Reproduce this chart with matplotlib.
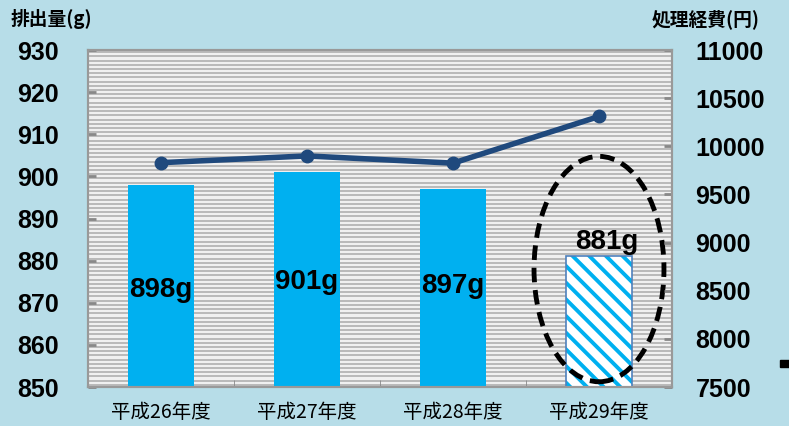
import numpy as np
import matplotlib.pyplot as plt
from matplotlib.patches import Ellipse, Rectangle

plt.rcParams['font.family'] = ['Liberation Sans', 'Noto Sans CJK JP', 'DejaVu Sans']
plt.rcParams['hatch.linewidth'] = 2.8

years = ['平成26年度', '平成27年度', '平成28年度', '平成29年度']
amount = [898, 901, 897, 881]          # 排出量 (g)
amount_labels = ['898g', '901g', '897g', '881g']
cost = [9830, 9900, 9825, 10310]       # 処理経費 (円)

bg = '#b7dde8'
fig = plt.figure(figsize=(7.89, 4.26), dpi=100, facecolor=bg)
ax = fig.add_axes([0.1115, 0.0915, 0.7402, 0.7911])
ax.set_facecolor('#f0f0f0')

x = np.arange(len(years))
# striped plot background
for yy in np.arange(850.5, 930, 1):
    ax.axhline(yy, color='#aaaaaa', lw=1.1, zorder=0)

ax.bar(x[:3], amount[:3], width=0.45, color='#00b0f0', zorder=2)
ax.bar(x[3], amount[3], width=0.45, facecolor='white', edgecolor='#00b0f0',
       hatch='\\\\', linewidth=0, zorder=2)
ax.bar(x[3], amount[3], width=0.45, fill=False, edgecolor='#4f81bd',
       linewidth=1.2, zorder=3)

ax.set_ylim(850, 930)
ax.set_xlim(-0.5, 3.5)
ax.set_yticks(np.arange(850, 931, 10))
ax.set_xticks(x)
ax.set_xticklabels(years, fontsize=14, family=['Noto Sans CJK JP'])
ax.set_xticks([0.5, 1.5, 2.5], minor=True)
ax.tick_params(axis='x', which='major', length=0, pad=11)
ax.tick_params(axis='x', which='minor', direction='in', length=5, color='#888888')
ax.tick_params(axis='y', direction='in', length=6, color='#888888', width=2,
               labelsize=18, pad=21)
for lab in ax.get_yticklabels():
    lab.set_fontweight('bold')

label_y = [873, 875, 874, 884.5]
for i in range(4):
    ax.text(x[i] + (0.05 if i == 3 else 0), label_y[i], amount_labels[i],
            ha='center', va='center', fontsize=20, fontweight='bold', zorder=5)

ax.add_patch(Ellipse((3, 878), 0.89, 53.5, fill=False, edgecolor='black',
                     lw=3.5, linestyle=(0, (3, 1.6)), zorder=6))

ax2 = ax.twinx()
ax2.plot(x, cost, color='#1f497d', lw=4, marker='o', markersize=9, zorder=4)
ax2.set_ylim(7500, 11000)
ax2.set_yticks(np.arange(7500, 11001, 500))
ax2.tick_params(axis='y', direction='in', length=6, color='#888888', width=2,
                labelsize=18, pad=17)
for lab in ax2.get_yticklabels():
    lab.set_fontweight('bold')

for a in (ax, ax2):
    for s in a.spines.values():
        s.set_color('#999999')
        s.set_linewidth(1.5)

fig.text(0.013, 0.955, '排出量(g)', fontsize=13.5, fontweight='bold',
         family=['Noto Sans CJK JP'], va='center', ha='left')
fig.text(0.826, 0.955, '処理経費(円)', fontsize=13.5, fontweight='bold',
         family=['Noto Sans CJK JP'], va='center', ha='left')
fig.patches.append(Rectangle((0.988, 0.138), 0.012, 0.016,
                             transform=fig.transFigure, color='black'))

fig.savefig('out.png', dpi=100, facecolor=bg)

_ _ _

### GOAL
Repeat only what lies between the start of the data and the end of the line containing "cost = [9830, 9900, 9825, 10310]", exactly, with pictures left out.

### FINAL RESULT
Reproduce this chart with matplotlib.
import numpy as np
import matplotlib.pyplot as plt
from matplotlib.patches import Ellipse, Rectangle

plt.rcParams['font.family'] = ['Liberation Sans', 'Noto Sans CJK JP', 'DejaVu Sans']
plt.rcParams['hatch.linewidth'] = 2.8

years = ['平成26年度', '平成27年度', '平成28年度', '平成29年度']
amount = [898, 901, 897, 881]          # 排出量 (g)
amount_labels = ['898g', '901g', '897g', '881g']
cost = [9830, 9900, 9825, 10310]       # 処理経費 (円)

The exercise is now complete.